Developed characters make our stories come alive, but creating them is like wandering into the world’s largest kitchen. Jars of seasoning line the walls, an immense stock of garnishes stare back at you. Anything you could desire perches upon the shelves. Great! But where do you start? A recipe book would help. Too bad writers don’t have those.
But maybe we do! Take a look at your bookshelf. What do you see? Masterfully formed fiction, polished prose… inspiration galore. There, the ultimate guides to cooking up rich characters hide in plain sight.
Step 1: drawing inspiration from other sources.
Now, I’m not suggesting that you ctrl+c and ctrl+v someone else’s character into your drafts. Rather, to jump-start your creativity, ask yourself: what makes this character so riveting? Pick out those ingredients, then make them your own.
For example, if I needed an antagonist for a dystopian story, my first step is to select my favorite villains--Scar from "The Lion King" and President Snow from The Hunger Games--and define what I enjoy about them. Into the character stew it goes! Within a few minutes, I know that my antagonist will be menacingly obsessive and relentless, favor words over weapons, and will have a powerful influence over my protagonist’s world.
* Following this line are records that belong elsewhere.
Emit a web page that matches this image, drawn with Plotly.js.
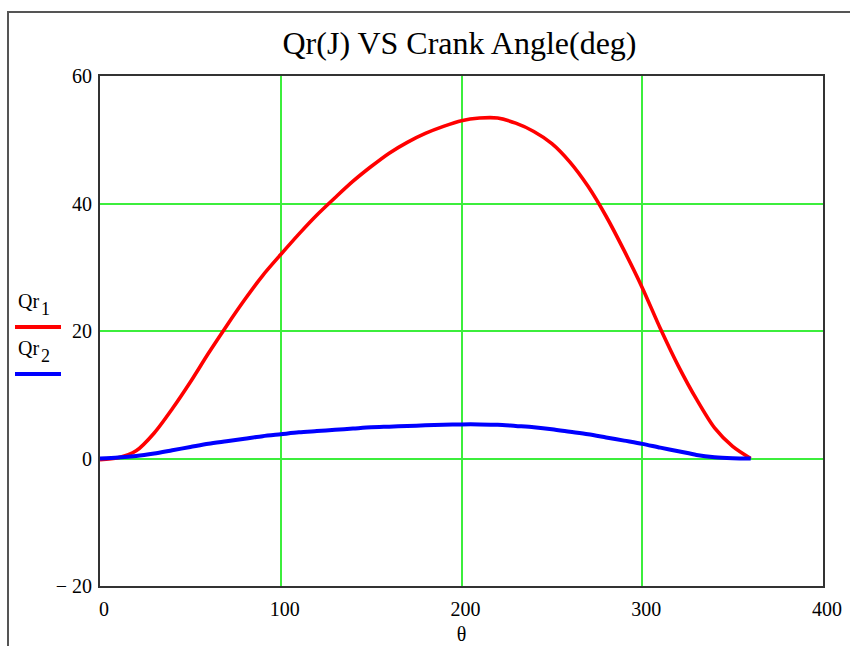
<!DOCTYPE html>
<html>
<head>
<meta charset="utf-8">
<script src="https://cdn.plot.ly/plotly-3.0.1.min.js"></script>
<style>
  html, body { margin: 0; padding: 0; background: #fff; }
  #wrap { position: relative; width: 850px; height: 646px; overflow: hidden; }
  #frame { position: absolute; left: 7px; top: 11px; width: 900px; height: 700px;
           border-left: 2px solid #555; border-top: 2px solid #555; }
  #chart { position: absolute; left: 0; top: 0; width: 850px; height: 646px; }
</style>
</head>
<body>
<div id="wrap">
  <div id="frame"></div>
  <div id="chart"></div>
</div>
<script>
// Crank angle (deg)
const theta = [0,10,20,30,40,50,60,70,80,90,100,110,120,130,140,150,160,170,180,
               190,200,210,220,230,240,250,260,270,280,290,300,310,320,330,340,350,360];
// Qr1 (J)
const qr1 = [-0.2,0.1,1.2,4.0,7.8,12.0,16.5,20.8,24.9,28.7,32.0,35.2,38.2,40.9,43.5,45.8,47.9,49.6,51.0,
             52.1,53.0,53.4,53.4,52.6,51.3,49.4,46.5,42.7,38.0,32.6,26.8,20.4,14.5,9.3,4.8,1.9,0.0];
// Qr2 (J)
const qr2 = [0.0,0.15,0.4,0.8,1.3,1.8,2.3,2.7,3.1,3.5,3.8,4.1,4.3,4.5,4.7,4.9,5.0,5.1,5.2,
             5.3,5.35,5.35,5.3,5.1,4.9,4.6,4.2,3.8,3.3,2.8,2.3,1.7,1.15,0.55,0.2,0.05,0.0];
const xTicks = [0,100,200,300,400];
const xTickText = ['0','100','200','300','400'];
const yTicks = [-20,0,20,40,60];
const yTickText = ['\u2212 20','0','20','40','60'];
const seriesBase = ['Qr','Qr'];
const seriesSub = ['1','2'];
const seriesColors = ['#ff0000','#0000ff'];

const serif = 'Liberation Serif, Times New Roman, serif';

const traces = [
  {x: theta, y: qr1, type: 'scatter', mode: 'lines', name: 'Qr1',
   line: {color: seriesColors[0], width: 3.6, shape: 'spline', smoothing: 0.8}},
  {x: theta, y: qr2, type: 'scatter', mode: 'lines', name: 'Qr2',
   line: {color: seriesColors[1], width: 4, shape: 'spline', smoothing: 0.8}}
];

const L = 100, R = 27, T = 76, B = 60;
const W = 850, H = 646;
const pw = W - L - R, ph = H - T - B;
function px2paperX(px) { return (px - L) / pw; }
function px2paperY(py) { return (H - B - py) / ph; }

const legendRows = [301, 348];
const legendLines = [327, 374];
const annotations = [];
const shapes = [];
for (let i = 0; i < 2; i++) {
  annotations.push({xref: 'paper', yref: 'paper', x: px2paperX(16), y: px2paperY(legendRows[i]),
    xanchor: 'left', yanchor: 'middle', text: seriesBase[i], showarrow: false,
    font: {family: serif, size: 20, color: '#000'}});
  annotations.push({xref: 'paper', yref: 'paper', x: px2paperX(39), y: px2paperY(legendRows[i] + 8),
    xanchor: 'left', yanchor: 'middle', text: seriesSub[i], showarrow: false,
    font: {family: serif, size: 18, color: '#000'}});
  shapes.push({type: 'line', xref: 'paper', yref: 'paper', x0: px2paperX(15), x1: px2paperX(61),
    y0: px2paperY(legendLines[i]), y1: px2paperY(legendLines[i]),
    line: {color: seriesColors[i], width: 3.8}});
}

const layout = {
  width: W, height: H,
  margin: {l: L, r: R, t: T, b: B, pad: 0},
  paper_bgcolor: 'rgba(0,0,0,0)',
  plot_bgcolor: '#fff',
  showlegend: false,
  title: {text: 'Qr(J) VS Crank Angle(deg)', font: {family: serif, size: 32, color: '#000'},
          x: 0.5406, xanchor: 'center', y: 1 - 43/H, yanchor: 'middle'},
  xaxis: {
    range: [0, 400], tickvals: xTicks, ticktext: xTickText,
    showgrid: true, gridcolor: '#3cee3c', gridwidth: 2,
    zeroline: false, showline: true, mirror: true, linecolor: '#333', linewidth: 2,
    ticks: '', ticklabelshift: 4, ticklabelstandoff: 4,
    tickfont: {family: serif, size: 20, color: '#000'},
    title: {text: '\u03b8', font: {family: serif, size: 20, color: '#000'}, standoff: 8},
    fixedrange: true
  },
  yaxis: {
    range: [-20, 60], tickvals: yTicks, ticktext: yTickText,
    showgrid: true, gridcolor: '#3cee3c', gridwidth: 2,
    zeroline: false, showline: true, mirror: true, linecolor: '#333', linewidth: 2,
    ticks: '', ticklabelstandoff: 2,
    tickfont: {family: serif, size: 20, color: '#000'},
    fixedrange: true
  },
  annotations: annotations,
  shapes: shapes
};

Plotly.newPlot('chart', traces, layout, {displayModeBar: false, staticPlot: true});
</script>
</body>
</html>
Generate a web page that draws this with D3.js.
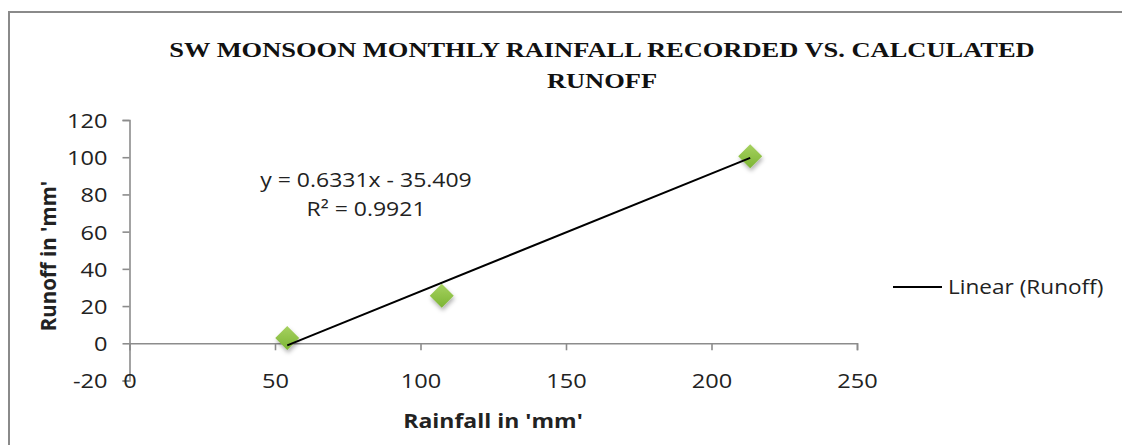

Step 2: adding a twist to the character.
You wouldn’t want to arrive at a high-end restaurant and have a peanut-butter-and-archetype sandwich handed to you. So instead, try to apply a twist. Transform the sandwich into a peanut-butter-and-jelly tortilla with a honey drizzle!
Returning to my character, I also enjoy unlikely villains, so I’ll mix that surprise ingredient in. Suddenly, this persuasive, capable antagonist is a twelve-year-old girl, weaving her way into groups of survivors and pulling at strings with cleverly crafted sentences. Of course, I could spend all day in the kitchen with this character to properly develop her. But now that I have a strong base with a flavor that fans of Scar and President Snow would enjoy, I have a solid point for liftoff.
Step 3: adding a twist in other ways.
Sometimes it's not possible to add a major twist to the character itself, but you can follow a recipe to a T and still hook your readers.
Quick! Think of a young female protagonist that is smart, caring, loyal, and determined at her core. I could be talking about Beatrice Prior from Divergent, Katniss Everdeen from The Hunger Games, Lyra Belacqua from The Golden Compass, or numerous others. These characters follow the same recipe, but they keep readers engaged. Their special ingredients come from the other aspects of their development (strengths, flaws, things that go deeper than a set of adjectives) and from the way they react to their unique world and the situations thrown at them, so don't sweat the dramatic twist.
The pressure of creating an entirely unique character can crush a writer's motivation, so set yourself free and experiment with tried-and-true characters instead. Then, whether it’s world building, other aspects of development, or a surprising detail, add your own flavorful spice!